The commencement of the exercise was disclosed at an interactive session at a Policy Breakfast Meeting in Abuja yesterday by the Chief Superintendent of Customs, Department of Excise, Free Trade Zone and Industrial Incentives, Mr Dennis Ituma.
Naija News understands that the meeting was organised by the National Action on Sugar Reduction to proffer ways to implement taxes and other interventions to reduce SSBs consumption in the country.
According to Ituma, the NCS had started the implementation of taxing all companies producing SSBs on June 1st, 2022, this he said started with the sensitisation of the companies on the need for the taxation.
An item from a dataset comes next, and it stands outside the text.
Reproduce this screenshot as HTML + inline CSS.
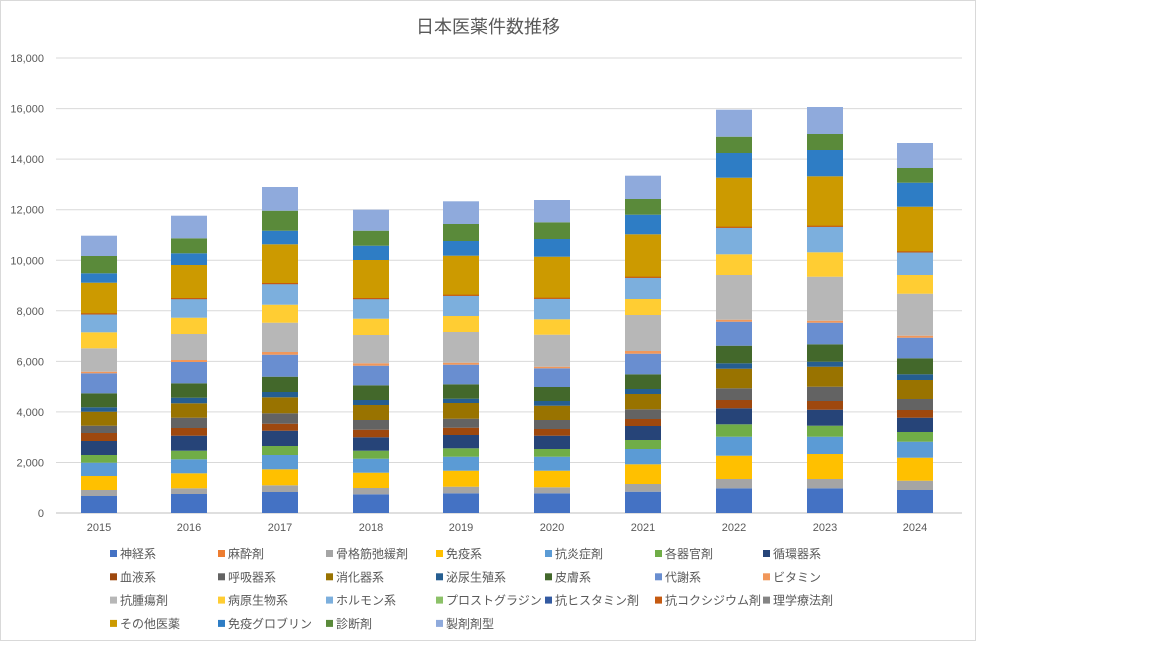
<!DOCTYPE html>
<html><head><meta charset="utf-8"><style>
html,body{margin:0;padding:0;background:#fff;}
svg text{font-family:"Liberation Sans","Noto Sans CJK JP",sans-serif;}
</style></head><body>
<svg id="s" width="1152" height="648" xmlns="http://www.w3.org/2000/svg">
<rect x="0.5" y="0.5" width="975" height="640" fill="#fff" stroke="#d9d9d9"/>
<text x="488" y="33" text-anchor="middle" font-size="18" fill="#595959">日本医薬件数推移</text>
<g id="grid"></g><g id="bars"></g><g id="leg"></g>
</svg>
<script>
var NS="http://www.w3.org/2000/svg",s=document.getElementById('s');
function el(t,a,p,txt){var e=document.createElementNS(NS,t);for(var k in a)e.setAttribute(k,a[k]);if(txt!=null)e.textContent=txt;(p||s).appendChild(e);return e;}
var g=document.getElementById('grid');
for(var i=0;i<=9;i++){var y=513-i*50.55;el('line',{x1:56,x2:962,y1:y,y2:y,stroke:i?'#d9d9d9':'#bfbfbf','stroke-width':1},g);
el('text',{x:44,y:y+4,'text-anchor':'end','font-size':11,fill:'#595959'},g,(i*2000).toLocaleString('en-US'));}
var cols=['#4472C4','#A5A5A5','#FFC000','#5B9BD5','#70AD47','#264478','#9E480E','#636363','#997300','#255E91','#43682B','#698ED0','#F1975A','#B7B7B7','#FFCD33','#7CAFDD','#CC9A00','#2E7DC5','#5A8A3A','#8FAADC'];
var data=[
[496,490,476,462.7,455,441,433,425.7,411.7,407.3,393.3,373.3,371.7,348.3,332.3,314.3,282.7,273.3,256,235.7],
[494,488.3,473.3,459.3,450.7,435.7,428,417.7,403.3,397.7,383.3,362,360,334,317.7,299,265,253.3,238.3,215.7],
[492,485.3,469.3,455,446,430.7,423.7,413.3,397.3,392,376.7,354.7,352,322.7,304.7,284,244.3,230.7,210.7,187],
[494.3,488,472.7,458.7,450.7,437.3,429.7,420,405,400,385.3,365.7,363.3,335,318.7,299,260,245.7,230.7,209.7],
[493.3,486.7,470.7,456.7,448.3,435,427.7,418.7,403,398.7,384.3,364.7,362.7,332,316,295.7,255.7,241,224,201.3],
[493.3,487.3,470.7,456.7,449,435.7,429,420,405.7,401,387,368.3,366.7,334.7,319.3,298.7,256.7,239,222.3,200],
[491.7,484,464.3,449,440,426,419,409.3,394,389,374.3,353.7,351,315,299,277.7,234.3,214.7,199,175.7],
[488.3,479,455.7,436.7,424.3,408.3,400,388.3,368.7,363.3,345.7,321.7,319.7,275,254.3,227.7,177.7,153,136.7,109.7],
[488.3,479,454,436.7,425.7,409.7,401,386.7,366.7,361.7,344.3,322.7,320.7,276.7,252.3,226.7,176.3,150,134,107],
[490,480.7,457.7,441.7,432,417.7,410,399,380,374.3,358.3,337.7,335.7,293.7,275,252.3,206.7,182.7,168,143]];
var cx=[99,189,280,371,461,552,643,734,825,915],b=document.getElementById('bars');
data.forEach(function(d,j){var prev=513;d.forEach(function(t,k){el('rect',{x:cx[j]-18,y:t,width:36,height:prev-t,fill:cols[k]},b);prev=t;});
el('rect',{x:cx[j]-18,y:d[15]-1,width:36,height:1.2,fill:'#C55A11'},b);
el('text',{x:cx[j],y:531,'text-anchor':'middle','font-size':11,fill:'#595959'},b,String(2015+j));});
var L=[['神経系','#4472C4'],['麻酔剤','#ED7D31'],['骨格筋弛緩剤','#A5A5A5'],['免疫系','#FFC000'],['抗炎症剤','#5B9BD5'],['各器官剤','#70AD47'],['循環器系','#264478'],
['血液系','#9E480E'],['呼吸器系','#636363'],['消化器系','#997300'],['泌尿生殖系','#255E91'],['皮膚系','#43682B'],['代謝系','#698ED0'],['ビタミン','#F1975A'],
['抗腫瘍剤','#B7B7B7'],['病原生物系','#FFCD33'],['ホルモン系','#7CAFDD'],['プロストグラジン','#8CC168'],['抗ヒスタミン剤','#335AA1'],['抗コクシジウム剤','#C55A11'],['理学療法剤','#848484'],
['その他医薬','#CC9A00'],['免疫グロブリン','#2E7DC5'],['診断剤','#5A8A3A'],['製剤剤型','#8FAADC']];
var lx=[110,218,326,436,545,655,763],lg=document.getElementById('leg');
L.forEach(function(it,i){var r=Math.floor(i/7),c=i%7,y=554+r*23.3;
el('rect',{x:lx[c],y:y-4,width:7,height:7,fill:it[1]},lg);
el('text',{x:lx[c]+10,y:y+4,'font-size':12,fill:'#595959'},lg,it[0]);});
</script>
</body></html>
He said: “The N10 per litre of Sugar-Sweetened Beverages has been implemented on June 1, by July 21, all excise duties must have been collected and paid into the federation account.
“It should interest you that taxation on SSBs was a policy of the Federal Government in 1984 but was stopped in January 2009. Previously both SSBs, alcoholic drinks and tobacco were all taxed until 2009 when SSBs was removed from taxable beverages.
“Only alcoholic drinks and tobacco generates N414 billion, SSBs will further increase the revenue generated from drinks.”
Speaking on the collection method, Ituma said the government’s agency would ensure that the companies are properly taxed. The service designates resident customs officers to all factories producing SSBs who take the measurements of all daily productions.
President Muhammadu Buhari‘s administration had approved the taxation of N10 per litre tax on SSBs on Dec. 2021.